Ce premier signe distinctif en amène un autre, tout aussi fondamental : l’importance de l’expertise de la société civile pour mener à bien la gouvernance. « Notre réseau est composé par tous types d’experts : des citoyens, des consultants indépendants, des travailleurs ayant une connaissance dans la matière traitée. Nous ne partons pas de zéro. Des solutions à nos problèmes, il y en a beaucoup qui sont données par la société civile. Nous les exploitons et nous sommes ainsi un catalyseur pour la société civile : on ouvre le processus à tout le monde » poursuit l’activiste.
On l’aura compris, le Parti X n’a pas été construit dans le but de prendre le pouvoir. Il préfère se fixer pour objectif d’agir comme un dispositif qui rend possible le contrôle de la vie politique par les parties prenantes, à savoir les citoyens. Un type de contrôle, civil, qui pourrait non seulement « éviter la corruption et les coupes sociales » mais surtout faire valoir les droits des citoyens face aux changements constitutionnels et législatifs réalisés sans l’accord de la population qui affectent immédiatement la société. « Il s’agit de créer un dispositif hybride, entre la démocratie directe et la démocratie de ceux qu’on paie pour faire le boulot : un plombier ne me
représente pas! Il ne peut pas tout faire lui-même ni tout voter tout le temps. C’est pour cela que nous payons des politiciens » déclare Sergio Salgado, d’un ton moqueur. En revanche, le Parti X entend faire en sorte que si des citoyens s’intéressent à une question, ils puissent avoir un droit de vote en la matière – et proposer des solutions ou des changements.
Se projeter dans le futur a permis aux initiateurs du Parti X d’élaborer un programme politique résolument innovant, axé sur l’implication des citoyens dans le débat et tirant parti des possibilités offertes par les technologies de la communication.
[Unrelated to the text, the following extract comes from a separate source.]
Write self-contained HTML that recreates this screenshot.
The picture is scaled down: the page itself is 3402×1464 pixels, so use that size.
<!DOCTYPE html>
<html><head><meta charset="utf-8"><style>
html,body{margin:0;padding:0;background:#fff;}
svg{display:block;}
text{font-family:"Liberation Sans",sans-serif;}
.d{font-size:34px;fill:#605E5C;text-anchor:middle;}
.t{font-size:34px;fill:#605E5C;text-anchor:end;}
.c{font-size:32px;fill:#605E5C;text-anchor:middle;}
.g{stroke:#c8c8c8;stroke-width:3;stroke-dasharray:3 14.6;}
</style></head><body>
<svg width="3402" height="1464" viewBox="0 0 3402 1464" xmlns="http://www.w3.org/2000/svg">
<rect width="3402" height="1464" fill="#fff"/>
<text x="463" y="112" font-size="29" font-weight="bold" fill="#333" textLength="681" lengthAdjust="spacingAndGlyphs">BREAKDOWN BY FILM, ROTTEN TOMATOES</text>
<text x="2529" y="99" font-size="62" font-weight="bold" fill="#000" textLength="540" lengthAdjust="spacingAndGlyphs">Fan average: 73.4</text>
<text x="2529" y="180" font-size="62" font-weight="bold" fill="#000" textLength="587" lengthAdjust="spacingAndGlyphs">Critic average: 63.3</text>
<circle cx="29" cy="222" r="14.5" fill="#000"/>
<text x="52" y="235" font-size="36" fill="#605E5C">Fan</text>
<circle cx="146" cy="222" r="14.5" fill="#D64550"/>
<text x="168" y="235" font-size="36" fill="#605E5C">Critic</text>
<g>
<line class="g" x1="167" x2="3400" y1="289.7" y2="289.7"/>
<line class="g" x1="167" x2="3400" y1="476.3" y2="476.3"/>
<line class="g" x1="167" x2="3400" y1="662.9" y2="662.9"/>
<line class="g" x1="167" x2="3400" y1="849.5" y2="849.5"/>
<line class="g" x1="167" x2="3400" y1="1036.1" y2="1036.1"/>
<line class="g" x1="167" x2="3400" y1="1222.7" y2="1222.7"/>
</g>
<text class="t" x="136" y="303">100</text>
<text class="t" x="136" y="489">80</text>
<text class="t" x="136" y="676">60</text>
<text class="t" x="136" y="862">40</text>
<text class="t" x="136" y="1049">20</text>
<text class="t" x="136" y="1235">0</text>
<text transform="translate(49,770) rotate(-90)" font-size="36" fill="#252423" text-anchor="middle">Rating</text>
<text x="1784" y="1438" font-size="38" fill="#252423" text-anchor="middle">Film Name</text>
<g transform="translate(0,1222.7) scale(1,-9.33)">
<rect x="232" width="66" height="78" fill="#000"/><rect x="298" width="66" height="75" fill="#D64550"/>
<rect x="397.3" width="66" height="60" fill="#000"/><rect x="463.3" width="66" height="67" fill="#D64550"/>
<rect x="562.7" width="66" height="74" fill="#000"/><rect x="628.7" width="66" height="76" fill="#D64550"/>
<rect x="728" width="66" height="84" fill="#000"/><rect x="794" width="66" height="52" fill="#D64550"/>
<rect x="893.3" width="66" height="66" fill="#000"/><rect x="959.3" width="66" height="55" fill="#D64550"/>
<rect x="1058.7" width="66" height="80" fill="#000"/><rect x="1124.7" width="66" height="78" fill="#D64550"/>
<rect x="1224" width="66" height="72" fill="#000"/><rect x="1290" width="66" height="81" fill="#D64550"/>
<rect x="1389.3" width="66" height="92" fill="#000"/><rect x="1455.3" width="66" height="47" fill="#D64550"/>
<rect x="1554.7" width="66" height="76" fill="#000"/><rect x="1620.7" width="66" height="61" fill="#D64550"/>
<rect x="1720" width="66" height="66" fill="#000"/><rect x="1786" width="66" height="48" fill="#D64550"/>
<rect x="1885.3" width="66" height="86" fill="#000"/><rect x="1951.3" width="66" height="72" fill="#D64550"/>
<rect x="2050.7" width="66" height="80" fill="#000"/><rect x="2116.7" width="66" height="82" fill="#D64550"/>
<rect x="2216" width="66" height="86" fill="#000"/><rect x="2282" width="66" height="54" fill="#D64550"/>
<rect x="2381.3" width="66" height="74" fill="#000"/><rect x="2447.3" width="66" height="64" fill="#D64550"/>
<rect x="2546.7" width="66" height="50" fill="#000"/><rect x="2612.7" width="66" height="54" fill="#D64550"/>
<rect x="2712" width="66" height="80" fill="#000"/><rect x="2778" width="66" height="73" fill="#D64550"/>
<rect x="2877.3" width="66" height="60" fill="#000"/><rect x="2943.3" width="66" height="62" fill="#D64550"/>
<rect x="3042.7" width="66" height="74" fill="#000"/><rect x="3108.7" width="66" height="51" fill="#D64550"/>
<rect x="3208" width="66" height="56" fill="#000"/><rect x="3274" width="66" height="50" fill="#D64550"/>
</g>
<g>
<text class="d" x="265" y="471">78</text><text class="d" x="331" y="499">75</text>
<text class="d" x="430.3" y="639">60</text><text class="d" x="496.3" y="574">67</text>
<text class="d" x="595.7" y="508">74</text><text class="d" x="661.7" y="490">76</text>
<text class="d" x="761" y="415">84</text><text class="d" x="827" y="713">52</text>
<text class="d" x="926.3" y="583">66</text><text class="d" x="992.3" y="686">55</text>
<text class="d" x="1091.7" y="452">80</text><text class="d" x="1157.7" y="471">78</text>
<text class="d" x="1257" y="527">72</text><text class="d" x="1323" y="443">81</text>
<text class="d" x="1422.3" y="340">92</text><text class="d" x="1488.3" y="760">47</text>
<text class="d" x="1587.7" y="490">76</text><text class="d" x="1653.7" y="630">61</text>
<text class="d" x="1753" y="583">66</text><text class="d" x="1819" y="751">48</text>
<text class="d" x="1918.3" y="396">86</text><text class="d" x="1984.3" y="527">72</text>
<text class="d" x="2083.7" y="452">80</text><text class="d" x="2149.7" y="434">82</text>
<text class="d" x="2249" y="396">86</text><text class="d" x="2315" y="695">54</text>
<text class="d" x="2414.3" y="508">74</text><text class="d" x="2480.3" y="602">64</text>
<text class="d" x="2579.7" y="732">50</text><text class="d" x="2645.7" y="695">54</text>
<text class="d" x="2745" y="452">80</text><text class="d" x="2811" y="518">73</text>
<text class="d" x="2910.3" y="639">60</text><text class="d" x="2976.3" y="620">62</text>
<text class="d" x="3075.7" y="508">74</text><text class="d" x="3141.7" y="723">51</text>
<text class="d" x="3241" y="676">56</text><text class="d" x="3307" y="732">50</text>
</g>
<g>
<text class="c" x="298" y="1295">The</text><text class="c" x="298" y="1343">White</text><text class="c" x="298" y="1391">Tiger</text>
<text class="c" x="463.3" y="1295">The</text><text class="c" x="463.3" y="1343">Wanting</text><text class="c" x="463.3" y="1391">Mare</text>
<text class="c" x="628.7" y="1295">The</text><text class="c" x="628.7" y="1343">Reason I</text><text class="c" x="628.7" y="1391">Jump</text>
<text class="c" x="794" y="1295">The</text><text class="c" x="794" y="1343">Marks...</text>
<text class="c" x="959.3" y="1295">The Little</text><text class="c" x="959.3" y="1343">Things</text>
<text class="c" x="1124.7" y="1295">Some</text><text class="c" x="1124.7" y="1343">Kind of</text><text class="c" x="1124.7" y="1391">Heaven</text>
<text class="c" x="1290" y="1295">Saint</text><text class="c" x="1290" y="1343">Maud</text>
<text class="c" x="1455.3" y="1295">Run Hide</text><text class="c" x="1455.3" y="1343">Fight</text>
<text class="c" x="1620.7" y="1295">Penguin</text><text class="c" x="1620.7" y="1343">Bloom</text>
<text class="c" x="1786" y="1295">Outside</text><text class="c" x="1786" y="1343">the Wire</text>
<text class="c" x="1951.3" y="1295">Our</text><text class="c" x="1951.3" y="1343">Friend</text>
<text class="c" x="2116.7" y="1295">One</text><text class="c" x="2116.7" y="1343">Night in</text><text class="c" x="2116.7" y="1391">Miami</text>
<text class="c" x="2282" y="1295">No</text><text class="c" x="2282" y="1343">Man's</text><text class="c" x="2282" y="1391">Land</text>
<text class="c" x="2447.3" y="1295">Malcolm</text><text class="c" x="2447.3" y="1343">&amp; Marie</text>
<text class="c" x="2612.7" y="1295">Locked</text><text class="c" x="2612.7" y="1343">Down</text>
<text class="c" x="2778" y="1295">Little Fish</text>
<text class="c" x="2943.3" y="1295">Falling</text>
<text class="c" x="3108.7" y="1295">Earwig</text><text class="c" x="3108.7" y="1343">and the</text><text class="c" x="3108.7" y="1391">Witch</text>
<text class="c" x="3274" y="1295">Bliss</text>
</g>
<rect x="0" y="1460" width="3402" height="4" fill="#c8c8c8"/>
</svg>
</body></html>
Toutefois, pour atteindre leur objectif de transformation du monde politique espagnol, il leur faudra à présent investir davantage l’opinion publique – sans quoi le futur risque de ne pas être assuré et leurs propositions n’auront guère d’impact sur la réalité. « On ne sait pas si on va se présenter aux élections. On ne le fera que si on sait qu’on peut obtenir un pourcentage de voix nous permettant de pouvoir agir. Un ou deux parlementaires du Parti X au Parlement, ça ne va rien changer. Il faut une majorité, et on espère l’avoir un jour – affirme Sergio Salgado. Avec notre vision du futur, nous voulions sortir des perspectives sombres et imaginer de meilleures possibilités : il suffit de projeter quelque chose pour le faire, il ne faut guère plus ! Et surtout, une révolution sanguinaire n’est pas nécessaire pour changer la situation. Le futur est déjà ici, c’est juste qu’il est inégalement distribué » conclut l’activiste ibérique.
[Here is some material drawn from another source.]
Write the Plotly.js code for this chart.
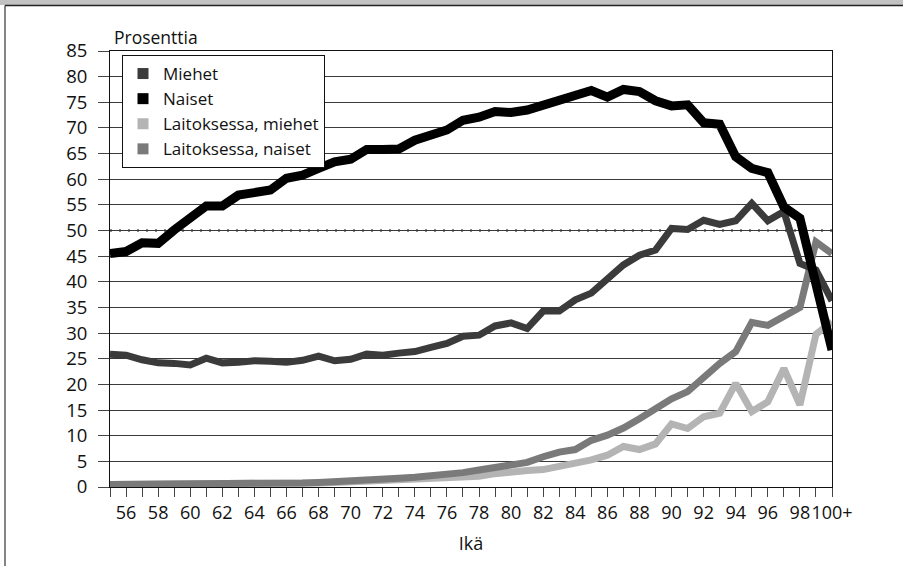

Actuellement, le Parti X n’a pas une énorme influence sur la société espagnole. Il peine à se défaire des stéréotypes liés au mouvement 15M – perçu comme utopique, voire « punk-à-chien ». En revanche, ses propositions semblent répondre à des attentes très répandues dans la population : en finir avec le bipartisme, la corruption, la spéculation, affronter le problème du logement, le vote inutile, etc. Un avenir meilleur, ce n’est peut-être pas pour demain, mais en inscrivant méthodologiquement, au coeur de son « programme » les rapports qui unissent imagination, futur et politique, le Parti X construit un message qui pourrait finir par se révéler important : pour sortir de l’impasse qu’on nomme « la crise », il conviendra sans doute d’inventer une nouvelle manière de s’organiser pour faire de la politique. Mais ça, l’avenir nous le dira…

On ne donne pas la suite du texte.